First, we plan two days of phonics training with the teachers from the district to encourage them to focus and help improve the reading of our students by guiding and sharing simple ways of teaching phonics to help our pupils to start decoding words. This is to empower the teachers to make synthetic phonics a sustainable method in the communities we work with. In 2021, we trained teachers in 69 schools.
Then, the schools are monitored by Pen to Paper Ghana and a member of the Ghana Education Service to make sure the lessons learnt from the teacher training are being used in the various schools that attended. Further help is given to those teachers who request it. Throughout the two school terms which consists of six months in total, each school also benefits from our mobile library.
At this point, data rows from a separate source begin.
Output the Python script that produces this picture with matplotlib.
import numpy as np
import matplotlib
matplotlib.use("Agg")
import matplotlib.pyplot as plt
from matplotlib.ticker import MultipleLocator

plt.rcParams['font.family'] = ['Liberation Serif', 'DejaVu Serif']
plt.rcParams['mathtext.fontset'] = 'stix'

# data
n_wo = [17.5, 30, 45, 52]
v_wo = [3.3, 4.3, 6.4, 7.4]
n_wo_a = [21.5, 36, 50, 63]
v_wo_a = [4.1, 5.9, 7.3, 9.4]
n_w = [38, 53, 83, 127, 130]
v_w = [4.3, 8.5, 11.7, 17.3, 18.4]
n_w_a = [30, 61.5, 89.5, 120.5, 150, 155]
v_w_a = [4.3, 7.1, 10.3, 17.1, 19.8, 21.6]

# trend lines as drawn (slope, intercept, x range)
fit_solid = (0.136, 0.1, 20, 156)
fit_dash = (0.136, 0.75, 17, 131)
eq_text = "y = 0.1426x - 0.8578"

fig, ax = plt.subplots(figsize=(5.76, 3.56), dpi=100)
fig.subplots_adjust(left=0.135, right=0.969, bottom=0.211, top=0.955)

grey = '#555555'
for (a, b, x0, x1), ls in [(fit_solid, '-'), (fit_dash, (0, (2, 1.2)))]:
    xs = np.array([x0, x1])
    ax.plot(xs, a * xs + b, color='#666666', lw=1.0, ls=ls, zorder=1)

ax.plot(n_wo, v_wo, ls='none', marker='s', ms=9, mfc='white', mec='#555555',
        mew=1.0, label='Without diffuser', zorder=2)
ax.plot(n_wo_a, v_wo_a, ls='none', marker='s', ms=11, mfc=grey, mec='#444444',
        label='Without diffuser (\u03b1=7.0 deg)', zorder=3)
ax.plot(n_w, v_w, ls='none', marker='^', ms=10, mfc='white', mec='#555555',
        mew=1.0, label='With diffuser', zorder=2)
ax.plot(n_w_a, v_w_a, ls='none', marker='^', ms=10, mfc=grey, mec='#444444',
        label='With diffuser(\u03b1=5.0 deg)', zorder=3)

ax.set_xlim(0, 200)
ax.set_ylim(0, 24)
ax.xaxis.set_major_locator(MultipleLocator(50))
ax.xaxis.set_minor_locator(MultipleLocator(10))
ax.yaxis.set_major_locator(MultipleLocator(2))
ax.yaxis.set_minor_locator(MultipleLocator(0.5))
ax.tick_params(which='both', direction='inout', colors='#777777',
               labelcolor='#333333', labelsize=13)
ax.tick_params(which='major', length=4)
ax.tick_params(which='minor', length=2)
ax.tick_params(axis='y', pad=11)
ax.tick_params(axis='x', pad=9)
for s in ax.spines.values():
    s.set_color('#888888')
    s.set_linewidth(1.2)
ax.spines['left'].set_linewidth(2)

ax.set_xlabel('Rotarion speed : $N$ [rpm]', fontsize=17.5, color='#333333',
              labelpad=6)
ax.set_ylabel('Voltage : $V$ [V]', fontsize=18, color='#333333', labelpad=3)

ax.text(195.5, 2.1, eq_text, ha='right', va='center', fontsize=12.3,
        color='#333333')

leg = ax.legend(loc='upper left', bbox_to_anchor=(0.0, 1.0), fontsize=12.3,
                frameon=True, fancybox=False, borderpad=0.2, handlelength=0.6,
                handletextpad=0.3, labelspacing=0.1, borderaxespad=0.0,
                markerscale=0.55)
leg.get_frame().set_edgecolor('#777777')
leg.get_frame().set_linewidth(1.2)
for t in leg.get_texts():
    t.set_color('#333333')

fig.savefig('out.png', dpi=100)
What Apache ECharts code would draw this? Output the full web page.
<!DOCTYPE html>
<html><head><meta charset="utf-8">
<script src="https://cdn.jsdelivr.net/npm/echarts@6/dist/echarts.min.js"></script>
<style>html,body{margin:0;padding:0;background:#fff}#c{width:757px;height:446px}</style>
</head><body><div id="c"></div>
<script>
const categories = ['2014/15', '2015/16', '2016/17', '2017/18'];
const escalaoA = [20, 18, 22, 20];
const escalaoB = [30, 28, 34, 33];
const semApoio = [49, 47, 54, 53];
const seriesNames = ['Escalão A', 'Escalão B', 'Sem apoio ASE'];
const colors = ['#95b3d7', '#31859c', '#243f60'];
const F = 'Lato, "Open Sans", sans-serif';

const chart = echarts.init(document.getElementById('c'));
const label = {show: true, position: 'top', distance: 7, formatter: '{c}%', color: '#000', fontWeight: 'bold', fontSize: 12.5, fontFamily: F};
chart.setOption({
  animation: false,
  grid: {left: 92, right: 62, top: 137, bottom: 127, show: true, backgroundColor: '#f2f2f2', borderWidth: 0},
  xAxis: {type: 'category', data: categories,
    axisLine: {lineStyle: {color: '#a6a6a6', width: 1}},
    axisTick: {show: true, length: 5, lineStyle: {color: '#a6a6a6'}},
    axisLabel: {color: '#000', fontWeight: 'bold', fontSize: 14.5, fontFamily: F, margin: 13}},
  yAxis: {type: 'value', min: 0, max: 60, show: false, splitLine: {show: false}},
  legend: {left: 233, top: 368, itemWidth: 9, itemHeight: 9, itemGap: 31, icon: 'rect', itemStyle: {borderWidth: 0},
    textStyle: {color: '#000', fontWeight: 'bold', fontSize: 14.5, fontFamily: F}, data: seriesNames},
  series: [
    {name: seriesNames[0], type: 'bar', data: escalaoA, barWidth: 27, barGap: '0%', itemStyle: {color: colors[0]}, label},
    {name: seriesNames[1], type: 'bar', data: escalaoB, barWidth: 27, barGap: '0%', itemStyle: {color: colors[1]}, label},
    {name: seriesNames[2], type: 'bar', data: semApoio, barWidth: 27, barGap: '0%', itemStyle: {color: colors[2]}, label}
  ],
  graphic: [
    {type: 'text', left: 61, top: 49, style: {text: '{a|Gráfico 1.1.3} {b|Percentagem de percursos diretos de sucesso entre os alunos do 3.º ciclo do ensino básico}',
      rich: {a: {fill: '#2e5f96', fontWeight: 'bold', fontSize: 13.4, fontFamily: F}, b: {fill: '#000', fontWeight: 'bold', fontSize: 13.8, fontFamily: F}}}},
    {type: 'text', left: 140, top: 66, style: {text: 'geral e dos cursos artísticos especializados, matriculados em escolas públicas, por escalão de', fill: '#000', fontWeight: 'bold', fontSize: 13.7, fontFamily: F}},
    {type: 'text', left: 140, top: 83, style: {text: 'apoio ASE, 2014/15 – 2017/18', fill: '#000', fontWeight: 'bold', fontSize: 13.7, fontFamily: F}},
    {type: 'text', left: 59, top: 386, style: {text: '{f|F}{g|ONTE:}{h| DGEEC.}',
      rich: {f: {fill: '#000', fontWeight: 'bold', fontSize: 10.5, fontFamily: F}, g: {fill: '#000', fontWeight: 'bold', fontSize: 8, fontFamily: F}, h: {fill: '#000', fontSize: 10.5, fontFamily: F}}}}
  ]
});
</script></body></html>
The final part of the intervention is running reading and spelling competitions, which consist of several rounds over a few weeks, leading to a grand final.
Last year, we held the competition in the Atwima Kwanwoma District and the top four schools were rewarded as follows:
The second, third and fourth schools (Ampabame D/A Primary 2, Kromoase D/A Primary and Brofoyedru D/A Primary) were taken on a trip to explore the Asantehene Palace, popularly known as the Manhyia Palace to take a tour and learn about the Ashanti Kingdom. The students, staff members from the Ghana Education Office and teachers from their schools were escorted there by Pen to Paper Ghana. The contestants also received a medal from Pen to Paper Ghana and school bags, snacks and gifts donated by Food Tech Ltd. and Mummy and Me Ghana.
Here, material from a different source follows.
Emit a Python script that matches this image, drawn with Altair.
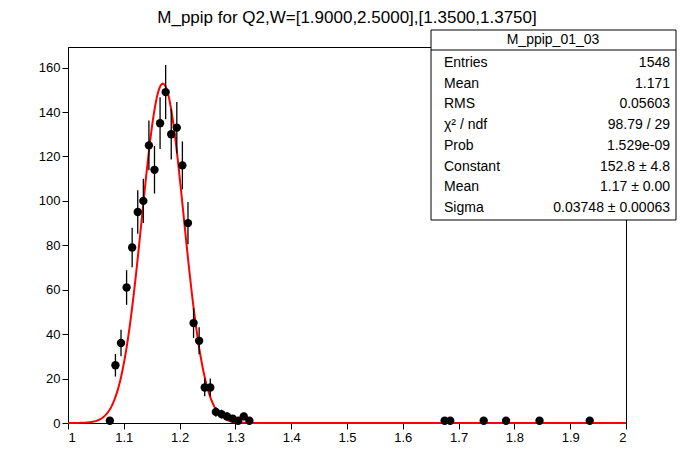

The students from the winning school (Ahenema Kokoben D/A Primary) were taken on an all-inclusive trip to Accra by plane to experience an adventure that most children in the communities have never had. They had a beach trip, a restaurant meal and visited monuments in Accra. As well, they received a medal, school bags, snacks and gifts from Food Tech Ltd. and Mummy and Me Ghana. The top four schools also received a large donation of exercise books for their classes.
The overall idea was that this activity would inspire the next school pupils to work hard to become the next champions, and therefore improve the reading abilities of all.